Enclosed is our assessment of the BLM's compliance with the procedural steps required by section 801(a)(1)(B)(i) through (iv) of title 5 with respect to the rule. Our review indicates that the BLM complied with the applicable requirements.

If you have any questions about this report, please contact James W. Vickers, Assistant General Counsel, at (202) 512-8210. The official responsible for GAO evaluation work relating to the subject matter of the rule is Bob Robinson, Managing Director, Natural Resources and Environment. Mr. Robinson can be reached at (202) 512-3841.

Kathleen E. Wannisky Managing Associate General Counsel

Enclosure

cc: The Honorable Sylvia V. Baca Assistant Secretary of the Interior Department of the Interior

ENCLOSURE

ANALYSIS UNDER 5 U.S.C. Sec. 801(a)(1)(B)(i)-(iv) OF A MAJOR RULE ISSUED BY THE DEPARTMENT OF THE INTERIOR, BUREAU OF LAND MANAGEMENT ENTITLED "MINING CLAIMS UNDER THE GENERAL MINING LAWS; SURFACE MANAGEMENT" (RIN: 1004-AD23)

(i) Cost-benefit analysis

The Bureau of Land Management performed a cost-benefit analysis of the final rule. The analysis used as a baseline the existing regulation and current BLM administrative costs. The potential costs are increased operating costs for miners and increased administrative costs for BLM. The potential benefits are environmental improvements. BLM notes both benefits and costs are difficult to quantify because many of the potential impacts associated with the rule will be site-or mining-operation specific. For the alternative that BLM selected for the final rule, the annual cost of plans would be $12.2 million and the annual cost of notice would be $1.4 million. The BLM administrative costs would be $3 million and the value of forgone production ranges from $0 to $133 million.

(ii) Agency actions relevant to the Regulatory Flexibility Act, 5 U.S.C. Secs. 603-605, 607, and 609

BLM prepared an Initial and a Final Regulatory Flexibility Analysis for the proposed and final rule, respectively. The analyses comply with the requirements of the act, including the size and number of small entities impacted by the rule and the alternatives considered and the steps taken to minimize the burden on small entities. These include the deletion of the requirement for an "immediately redeemable" financial guarantee.

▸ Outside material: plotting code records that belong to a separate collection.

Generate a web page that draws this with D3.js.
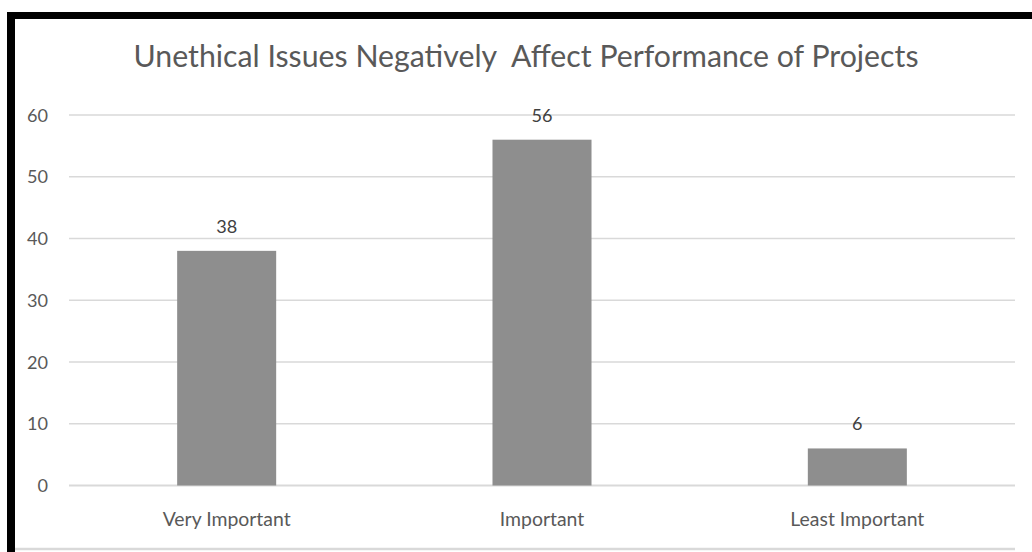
<!DOCTYPE html>
<html>
<head>
<meta charset="utf-8">
<script src="https://cdn.jsdelivr.net/npm/d3@7"></script>
<style>
  html, body { margin: 0; padding: 0; background: #fff; }
  svg { display: block; }
  text { font-family: Lato, "Open Sans", sans-serif; }
</style>
</head>
<body>
<svg id="chart" width="1032" height="552"></svg>
<script>
// Survey responses
const chartTitle = "Unethical Issues Negatively  Affect Performance of Projects";
const categories = ["Very Important", "Important", "Least Important"];
const values = [38, 56, 6];
const yTicks = [0, 10, 20, 30, 40, 50, 60];

const W = 1032, H = 552;
const plot = { left: 69, right: 1015, top: 115, bottom: 485.5 };

const svg = d3.select("#chart");
svg.append("rect").attr("width", W).attr("height", H).attr("fill", "#fff");

// Scale a text element's font size so it spans the given width
function fitWidth(sel, width) {
  sel.each(function () {
    const base = parseFloat(this.getAttribute("font-size"));
    const w = this.getComputedTextLength();
    if (w > 0) this.setAttribute("font-size", (base * width / w).toFixed(2));
  });
}

const x = d3.scaleBand()
  .domain(categories)
  .range([plot.left, plot.right])
  .paddingInner(0.686)
  .paddingOuter(0.343);

const y = d3.scaleLinear()
  .domain([0, 60])
  .range([plot.bottom, plot.top]);

// Horizontal gridlines
svg.append("g")
  .selectAll("line")
  .data(yTicks)
  .join("line")
  .attr("x1", plot.left)
  .attr("x2", plot.right)
  .attr("y1", d => y(d))
  .attr("y2", d => y(d))
  .attr("stroke", "#d9d9d9")
  .attr("stroke-width", d => d === 0 ? 2 : 1.5);

// Y tick labels
const yLabels = svg.append("g")
  .selectAll("text")
  .data(yTicks)
  .join("text")
  .attr("x", 48)
  .attr("y", d => y(d))
  .attr("dy", "0.36em")
  .attr("text-anchor", "end")
  .attr("fill", "#595959")
  .attr("font-size", 16)
  .text(d => d);
fitWidth(yLabels.filter(d => d === 60), 21);
const tickSize = yLabels.filter(d => d === 60).attr("font-size");
yLabels.attr("font-size", tickSize);

// Bars
svg.append("g")
  .selectAll("rect")
  .data(values)
  .join("rect")
  .attr("x", (d, i) => x(categories[i]))
  .attr("width", x.bandwidth())
  .attr("y", d => y(d))
  .attr("height", d => y(0) - y(d))
  .attr("fill", "#8e8e8e");

// Value labels
svg.append("g")
  .selectAll("text")
  .data(values)
  .join("text")
  .attr("x", (d, i) => x(categories[i]) + x.bandwidth() / 2)
  .attr("y", d => y(d) - 18)
  .attr("text-anchor", "middle")
  .attr("fill", "#404040")
  .attr("font-size", tickSize)
  .text(d => d);

// Category labels
const catLabels = svg.append("g")
  .selectAll("text")
  .data(categories)
  .join("text")
  .attr("x", d => x(d) + x.bandwidth() / 2)
  .attr("y", 526)
  .attr("text-anchor", "middle")
  .attr("fill", "#595959")
  .attr("font-size", 16)
  .text(d => d);
fitWidth(catLabels.filter(d => d === "Very Important"), 128);
catLabels.attr("font-size", catLabels.filter(d => d === "Very Important").attr("font-size"));

// Title
const title = svg.append("text")
  .attr("x", 526)
  .attr("y", 67)
  .attr("text-anchor", "middle")
  .attr("fill", "#595959")
  .attr("font-size", 28)
  .style("white-space", "pre")
  .text(chartTitle);
fitWidth(title, 785);

// Frame: light bottom rule and heavy black top/left edges
svg.append("line")
  .attr("x1", 15).attr("x2", plot.right)
  .attr("y1", 549).attr("y2", 549)
  .attr("stroke", "#d9d9d9").attr("stroke-width", 2.5);
svg.append("rect")
  .attr("x", 7).attr("y", 12)
  .attr("width", W - 7).attr("height", 7)
  .attr("fill", "#000");
svg.append("rect")
  .attr("x", 7).attr("y", 12)
  .attr("width", 8).attr("height", H - 12)
  .attr("fill", "#000");
</script>
</body>
</html>
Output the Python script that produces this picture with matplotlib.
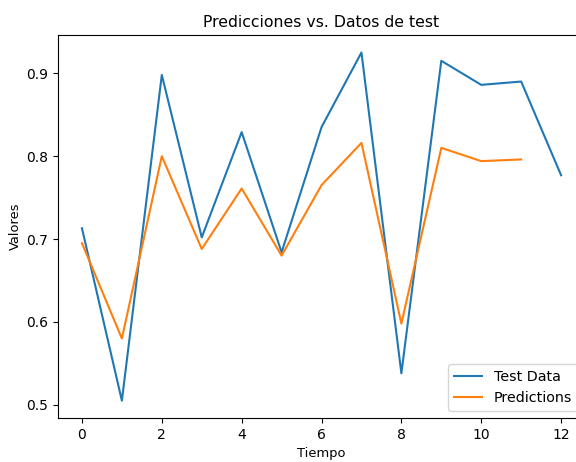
import numpy as np
import matplotlib.pyplot as plt

# valores
tiempo_test = list(range(13))
test_data = [0.713, 0.505, 0.898, 0.702, 0.829, 0.684, 0.835, 0.925,
             0.538, 0.915, 0.886, 0.890, 0.777]
tiempo_pred = list(range(12))
predictions = [0.695, 0.580, 0.800, 0.688, 0.761, 0.680, 0.765, 0.816,
               0.598, 0.810, 0.794, 0.796]

plt.rcParams['font.size'] = 10

fig = plt.figure(figsize=(5.76, 4.62), dpi=100)
ax = fig.add_axes([0.1007, 0.095, 0.915, 0.829])

ax.plot(tiempo_test, test_data, label="Test Data")
ax.plot(tiempo_pred, predictions, label="Predictions")

ax.set_title("Predicciones vs. Datos de test", fontsize=11.3)
ax.set_xlabel("Tiempo", fontsize=9.4, labelpad=4)
ax.set_ylabel("Valores", fontsize=9.4, labelpad=3)
ax.set_xticks([0, 2, 4, 6, 8, 10, 12])
ax.legend(loc="lower right", fontsize=10.3)

fig.savefig("out.png", dpi=100)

(iii) Agency actions relevant to sections 202-205 of the Unfunded Mandates Reform Act of 1995, 2 U.S.C. Secs. 1532-1535

The final rule, according to BLM, does not impose either an intergovernmental or private sector mandate, as defined in title II, of more than $100 million in any one year.

(iv) Other relevant information or requirements under acts and executive orders

Administrative Procedure Act, 5 U.S.C. Secs. 551 et seq.

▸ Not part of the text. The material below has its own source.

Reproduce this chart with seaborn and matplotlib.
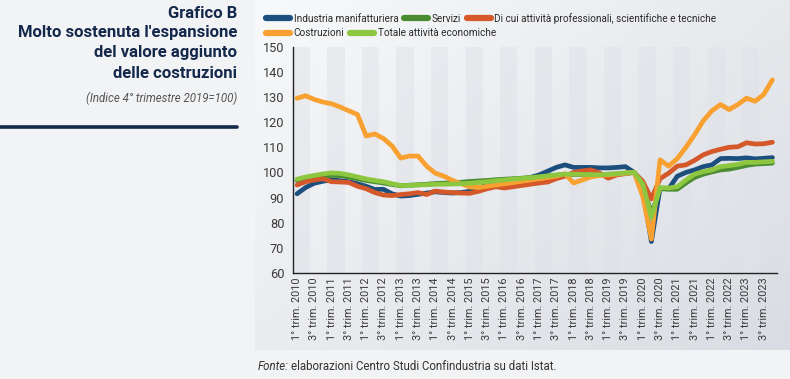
import numpy as np
import pandas as pd
import matplotlib
matplotlib.use("Agg")
import matplotlib.pyplot as plt
import seaborn as sns
from matplotlib.lines import Line2D

# quarterly labels, 1Q2010 - 4Q2023
years = list(range(2010, 2024))
quarters = [f"{q}° trim. {y}" for y in years for q in (1, 2, 3, 4)]

industria = [91.5, 94.0, 95.7, 96.5, 97.0, 96.7, 96.3, 95.5, 94.5, 93.2,
             93.3, 91.5, 90.6, 90.8, 91.3, 91.8, 92.3, 92.0, 91.8, 92.0,
             92.5, 93.5, 95.3, 96.0, 96.5, 97.0, 97.3, 98.0, 99.0, 100.5,
             102.0, 103.0, 102.0, 102.0, 102.0, 101.8, 101.8, 102.0, 102.3, 100.0,
             93.5, 72.5, 93.7, 93.5, 98.5, 100.0, 101.0, 102.3, 103.0, 105.5,
             105.6, 105.5, 105.8, 105.4, 105.6, 105.9]
servizi = [96.8, 97.5, 98.2, 98.6, 98.8, 98.7, 98.2, 97.5, 96.8, 96.3,
           95.8, 95.2, 94.7, 94.9, 95.1, 95.3, 95.6, 95.7, 95.9, 96.1,
           96.4, 96.6, 96.8, 97.1, 97.3, 97.5, 97.7, 98.0, 98.3, 98.6,
           98.9, 99.1, 99.2, 99.1, 99.0, 99.0, 99.2, 99.4, 99.7, 100.0,
           95.3, 83.5, 93.5, 93.3, 93.3, 95.8, 98.0, 99.3, 100.2, 101.0,
           101.3, 102.0, 102.8, 103.3, 103.5, 103.7]
professionali = [95.0, 96.3, 97.0, 97.5, 96.3, 96.2, 96.0, 94.5, 93.5, 92.0,
                 91.0, 90.8, 91.2, 91.5, 92.0, 91.2, 92.6, 92.2, 92.0, 91.8,
                 91.7, 92.5, 93.5, 94.3, 93.8, 94.3, 94.8, 95.3, 95.8, 96.2,
                 97.5, 98.5, 100.0, 100.6, 101.0, 99.8, 97.7, 99.0, 99.5, 100.0,
                 96.5, 89.5, 97.5, 99.7, 102.5, 103.0, 104.8, 107.0, 108.3, 109.2,
                 110.0, 110.2, 111.8, 111.3, 111.4, 112.0]
costruzioni = [129.5, 130.5, 129.0, 128.0, 127.3, 126.0, 124.5, 123.0, 114.5, 115.3,
               113.5, 110.5, 105.7, 106.5, 106.5, 102.5, 99.7, 98.5, 96.8, 95.5,
               94.2, 94.0, 94.5, 95.0, 95.5, 96.0, 96.5, 97.0, 97.5, 98.0,
               98.5, 99.5, 95.8, 97.0, 98.2, 98.8, 99.0, 99.3, 99.7, 100.0,
               90.5, 73.5, 105.0, 102.5, 105.5, 110.0, 115.0, 120.5, 124.5, 127.0,
               125.0, 127.0, 129.5, 128.3, 131.0, 136.8]
totale = [97.3, 98.2, 98.8, 99.4, 99.8, 99.6, 99.0, 98.2, 97.4, 96.8,
          96.3, 95.5, 94.8, 94.8, 95.0, 95.1, 95.3, 95.3, 95.4, 95.5,
          95.7, 96.0, 96.3, 96.7, 97.0, 97.3, 97.6, 97.9, 98.2, 98.6,
          99.0, 99.3, 99.3, 99.2, 99.1, 99.1, 99.3, 99.5, 99.8, 100.0,
          95.5, 82.0, 94.0, 93.8, 94.3, 97.0, 99.3, 100.3, 101.0, 102.3,
          102.7, 103.2, 104.0, 104.0, 104.2, 104.4]

series_names = ["Industria manifatturiera", "Servizi",
                "Di cui attività professionali, scientifiche e tecniche",
                "Costruzioni", "Totale attività economiche"]
series_colors = ["#1c4f7e", "#4b8b32", "#d5582a", "#f8a030", "#8dc63f"]

wide = pd.DataFrame({"pos": np.arange(len(quarters))})
for name, vals in zip(series_names, [industria, servizi, professionali, costruzioni, totale]):
    wide[name] = vals
data = wide.melt(id_vars="pos", var_name="serie", value_name="valore")

sns.set_theme(style="white")
plt.rcParams["font.family"] = ["Roboto", "DejaVu Sans"]

fig = plt.figure(figsize=(7.9, 3.79), dpi=100)
fig.patch.set_facecolor("#f2f3f5")

# soft gradient panel behind the chart
bg = fig.add_axes([255 / 790, 1 - 350 / 379, 535 / 790, 350 / 379], zorder=-5)
gx, gy = np.meshgrid(np.linspace(0, 1, 200), np.linspace(0, 1, 100))
grad = 0.55 * gx + 0.45 * gy
bg.imshow(grad, cmap=matplotlib.colors.LinearSegmentedColormap.from_list("g", ["#f8f9fa", "#d9dce2"]),
          aspect="auto", extent=[0, 1, 1, 0])
bg.axis("off")

ax = fig.add_axes([292.7 / 790, 1 - 273 / 379, 484 / 790, 226.3 / 379])
ax.set_facecolor("none")

n = len(quarters)
for k in range(0, n, 4):
    ax.axvspan(k - 0.5, k + 1.5, color="#dfe2e8", alpha=0.5, lw=0, zorder=0)

sns.lineplot(data=data, x="pos", y="valore", hue="serie", hue_order=series_names,
             palette=series_colors, linewidth=3.4, legend=False, ax=ax, sort=False)
for ln in ax.lines:
    ln.set_solid_joinstyle("round")
    ln.set_solid_capstyle("round")

ax.set_xlim(-0.5, n - 0.5)
ax.set_ylim(60, 150)
ax.set_yticks(range(60, 151, 10))
ax.set_xticks(np.arange(-0.5, n, 2))
ax.set_xticklabels([])
ax.set_xticks(np.arange(0, n, 2), minor=True)
ax.set_xticklabels(quarters[::2], minor=True, rotation=90, fontsize=7.8, color="#3a3a3a")
ax.tick_params(axis="x", which="major", length=4, width=0.9, color="#222222", direction="out")
ax.tick_params(axis="x", which="minor", length=0, pad=3)
ax.tick_params(axis="y", length=4, width=0.9, color="#222222", pad=2, labelsize=9.2,
               labelcolor="#3a3a3a")
ax.set_xlabel("")
ax.set_ylabel("")
for side in ["top", "right"]:
    ax.spines[side].set_visible(False)
for side in ["left", "bottom"]:
    ax.spines[side].set_color("#222222")
    ax.spines[side].set_linewidth(1.0)

# legend in two rows, as in the original
handles = [Line2D([0], [0], color=c, lw=4.5, solid_capstyle="round") for c in series_colors]
leg_kw = dict(frameon=False, handlelength=2.4, handletextpad=0.35, columnspacing=0.6,
              prop={"size": 7.2}, labelcolor="#2a2a2a", borderaxespad=0)
leg1 = fig.legend(handles[:3], series_names[:3], ncol=3, loc="upper left",
                  bbox_to_anchor=(262 / 790, 1 - 9 / 379), **leg_kw)
leg2 = fig.legend(handles[3:], series_names[3:], ncol=2, loc="upper left",
                  bbox_to_anchor=(262 / 790, 1 - 24 / 379), **leg_kw)

# title block on the left
navy = "#14284b"
title_lines = ["Grafico B", "Molto sostenuta l'espansione", "del valore aggiunto", "delle costruzioni"]
for i, t in enumerate(title_lines):
    fig.text(237 / 790, 1 - (13 + 20 * i) / 379, t, ha="right", va="center",
             fontsize=12, fontweight="bold", color=navy)
fig.text(237 / 790, 1 - 98 / 379, "(Indice 4° trimestre 2019=100)", ha="right", va="center",
         fontsize=8.3, style="italic", color="#555555")
fig.add_artist(Line2D([0, 237 / 790], [1 - 127 / 379] * 2, color=navy, lw=2.6))

fig.text(258 / 790, 1 - 367 / 379, "Fonte:", ha="left", va="center", fontsize=8.3,
         style="italic", color="#333333")
fig.text(291 / 790, 1 - 367 / 379, "elaborazioni Centro Studi Confindustria su dati Istat.",
         ha="left", va="center", fontsize=8.3, color="#333333")

fig.savefig("out.png", dpi=100, facecolor=fig.get_facecolor())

The final rule was issued using the notice and comment procedures contained at 5 U.S.C. 553. On February 9, 1999, BLM published a Notice of Proposed Rulemaking in the Federal Register. 64 Fed. Reg. 6422. BLM received 2,500 comments in response to the proposed rule and in the preamble to the final rule, responds to the comments and explains the changes in the rule made in response to them.

Paperwork Reduction Act, 44 U.S.C. Secs. 3501-3520

The final rule contains information collections that are subject to review by the Office of Management and Budget (OMB) under the Paperwork Review Act. OMB has approved the collections and assigned OMB No. 1004-0194. BLM states that the estimated annual burden of the collections is 306,536 hours.

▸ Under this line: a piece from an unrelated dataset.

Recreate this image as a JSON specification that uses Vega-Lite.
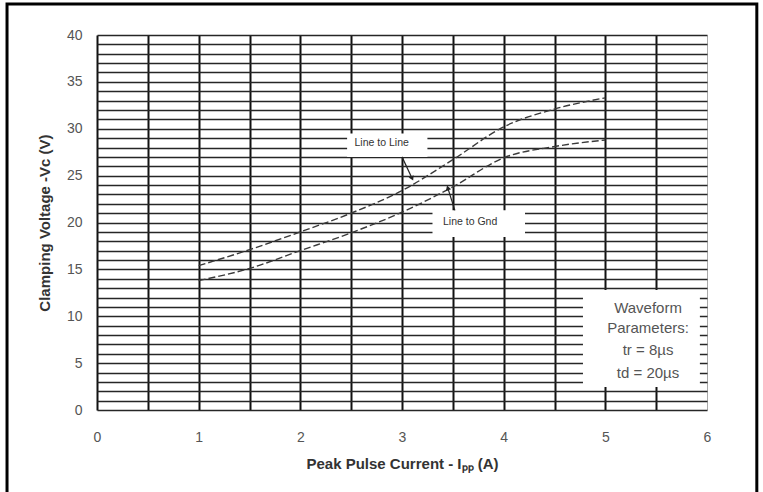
{
  "$schema": "https://vega.github.io/schema/vega-lite/v6.json",
  "width": 610,
  "height": 375,
  "autosize": {"type": "none"},
  "padding": {"left": 97, "top": 35, "right": 56, "bottom": 82},
  "background": "white",
  "config": {"view": {"stroke": null}, "font": "Liberation Sans"},
  "datasets": {
    "frame": [{"x": -0.885, "x2": 6.49, "y": -9, "y2": 43.3}],
    "curves": [
      {"series": "Line to Line", "x": 1, "y": 15.4},
      {"series": "Line to Line", "x": 1.5, "y": 17.1},
      {"series": "Line to Line", "x": 2, "y": 19.0},
      {"series": "Line to Line", "x": 2.5, "y": 21.0},
      {"series": "Line to Line", "x": 3, "y": 23.4},
      {"series": "Line to Line", "x": 3.5, "y": 26.7},
      {"series": "Line to Line", "x": 4, "y": 30.2},
      {"series": "Line to Line", "x": 4.5, "y": 32.1},
      {"series": "Line to Line", "x": 5, "y": 33.3},
      {"series": "Line to Gnd", "x": 1, "y": 13.8},
      {"series": "Line to Gnd", "x": 1.5, "y": 15.1},
      {"series": "Line to Gnd", "x": 2, "y": 17.0},
      {"series": "Line to Gnd", "x": 2.5, "y": 18.9},
      {"series": "Line to Gnd", "x": 3, "y": 21.1},
      {"series": "Line to Gnd", "x": 3.5, "y": 23.8},
      {"series": "Line to Gnd", "x": 4, "y": 26.9},
      {"series": "Line to Gnd", "x": 4.5, "y": 28.1},
      {"series": "Line to Gnd", "x": 5, "y": 28.8}
    ],
    "boxes": [
      {"name": "Line to Line", "x": 2.46, "x2": 3.25, "y": 27.0, "y2": 29.5},
      {"name": "Line to Gnd", "x": 3.30, "x2": 4.21, "y": 18.45, "y2": 21.3},
      {"name": "Waveform", "x": 4.78, "x2": 5.93, "y": 2.45, "y2": 12.8}
    ],
    "curveLabels": [
      {"text": "Line to Line", "x": 2.80, "y": 28.5},
      {"text": "Line to Gnd", "x": 3.67, "y": 20.05}
    ],
    "waveform": [
      {"text": "Waveform", "x": 5.42, "y": 10.88},
      {"text": "Parameters:", "x": 5.42, "y": 8.75},
      {"text": "tr = 8µs", "x": 5.42, "y": 6.4},
      {"text": "td = 20µs", "x": 5.42, "y": 3.95}
    ],
    "arrows": [
      {"name": "Line to Line", "x": 3.0, "y": 27.0, "x2": 3.10, "y2": 24.7},
      {"name": "Line to Gnd", "x": 3.52, "y": 21.3, "x2": 3.45, "y2": 23.7}
    ]
  },
  "encoding": {
    "x": {
      "field": "x",
      "type": "quantitative",
      "scale": {"domain": [0, 6], "nice": false, "zero": false},
      "title": "Peak Pulse Current - Iₚₚ (A)",
      "axis": {
        "values": [0, 0.5, 1, 1.5, 2, 2.5, 3, 3.5, 4, 4.5, 5, 5.5, 6],
        "format": "~g",
        "labelExpr": "datum.value % 1 === 0 ? datum.label : ''",
        "grid": true,
        "gridColor": {"condition": {"test": "datum.value === 6", "value": "#aaaaaa"}, "value": "#111111"},
        "gridWidth": {"condition": {"test": "datum.value === 6", "value": 1}, "value": 2},
        "domain": false,
        "ticks": false,
        "labelFontSize": 14,
        "labelColor": "#555555",
        "labelPadding": 20,
        "labelFlush": false,
        "titleFontSize": 15,
        "titleFontWeight": "bold",
        "titleColor": "#333333",
        "titlePadding": 12
      }
    },
    "y": {
      "field": "y",
      "type": "quantitative",
      "scale": {"domain": [0, 40], "nice": false},
      "title": "Clamping Voltage -Vc (V)",
      "axis": {
        "values": [0,1,2,3,4,5,6,7,8,9,10,11,12,13,14,15,16,17,18,19,20,21,22,23,24,25,26,27,28,29,30,31,32,33,34,35,36,37,38,39,40],
        "format": "~g",
        "labelExpr": "datum.value % 5 === 0 ? datum.label : ''",
        "grid": true,
        "gridColor": "#262626",
        "gridWidth": 1.4,
        "domain": false,
        "ticks": false,
        "labelFontSize": 14,
        "labelColor": "#555555",
        "labelPadding": 15,
        "labelFlush": false,
        "titleFontSize": 15,
        "titleFontWeight": "bold",
        "titleColor": "#333333",
        "titlePadding": 14
      }
    }
  },
  "layer": [
    {
      "data": {"name": "frame"},
      "mark": {"type": "rect", "fill": "transparent", "stroke": "#000000", "strokeWidth": 3, "clip": false},
      "encoding": {"x2": {"field": "x2"}, "y2": {"field": "y2"}}
    },
    {
      "data": {"name": "boxes"},
      "mark": {"type": "rect", "fill": "white", "stroke": null},
      "encoding": {"x2": {"field": "x2"}, "y2": {"field": "y2"}}
    },
    {
      "data": {"name": "curves"},
      "mark": {"type": "line", "color": "#3a3a3a", "strokeWidth": 1.4, "strokeDash": [7, 3], "interpolate": "monotone"},
      "encoding": {"detail": {"field": "series"}}
    },
    {
      "data": {"name": "arrows"},
      "mark": {"type": "rule", "color": "#222222", "strokeWidth": 1.2},
      "encoding": {"x2": {"field": "x2"}, "y2": {"field": "y2"}}
    },
    {
      "data": {"name": "arrows"},
      "transform": [{"filter": "datum.name === 'Line to Line'"}],
      "mark": {"type": "point", "shape": "triangle-up", "filled": true, "color": "#222222", "size": 30, "angle": 155, "opacity": 1},
      "encoding": {"x": {"field": "x2", "type": "quantitative"}, "y": {"field": "y2", "type": "quantitative"}}
    },
    {
      "data": {"name": "arrows"},
      "transform": [{"filter": "datum.name === 'Line to Gnd'"}],
      "mark": {"type": "point", "shape": "triangle-up", "filled": true, "color": "#222222", "size": 30, "angle": 342, "opacity": 1},
      "encoding": {"x": {"field": "x2", "type": "quantitative"}, "y": {"field": "y2", "type": "quantitative"}}
    },
    {
      "data": {"name": "curveLabels"},
      "mark": {"type": "text", "fontSize": 10.5, "color": "#333333", "font": "Liberation Sans"},
      "encoding": {"text": {"field": "text"}}
    },
    {
      "data": {"name": "waveform"},
      "mark": {"type": "text", "fontSize": 15, "color": "#555555", "font": "Liberation Sans"},
      "encoding": {"text": {"field": "text"}}
    }
  ]
}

Statutory authorization for the rule

The final rule was promulgated under the authority contained in 16 U.S.C. 1280; 30 U.S.C. 22, 612; and 43 U.S.C. 1202, 1732, 1733, 1740, 1781, and 1782.

Executive Order No. 12866

The final rule was reviewed by the Office of Management and Budget and found to be an "economically significant" regulatory action under the order.

Executive Order No. 13132 (Federalism)

BLM found that the final rule has federalism implications under the order because, in certain circumstances, the final rule will preempt state law. The preamble to the final rule discusses the consultations BLM had with state officials and a discussion of the states' concerns.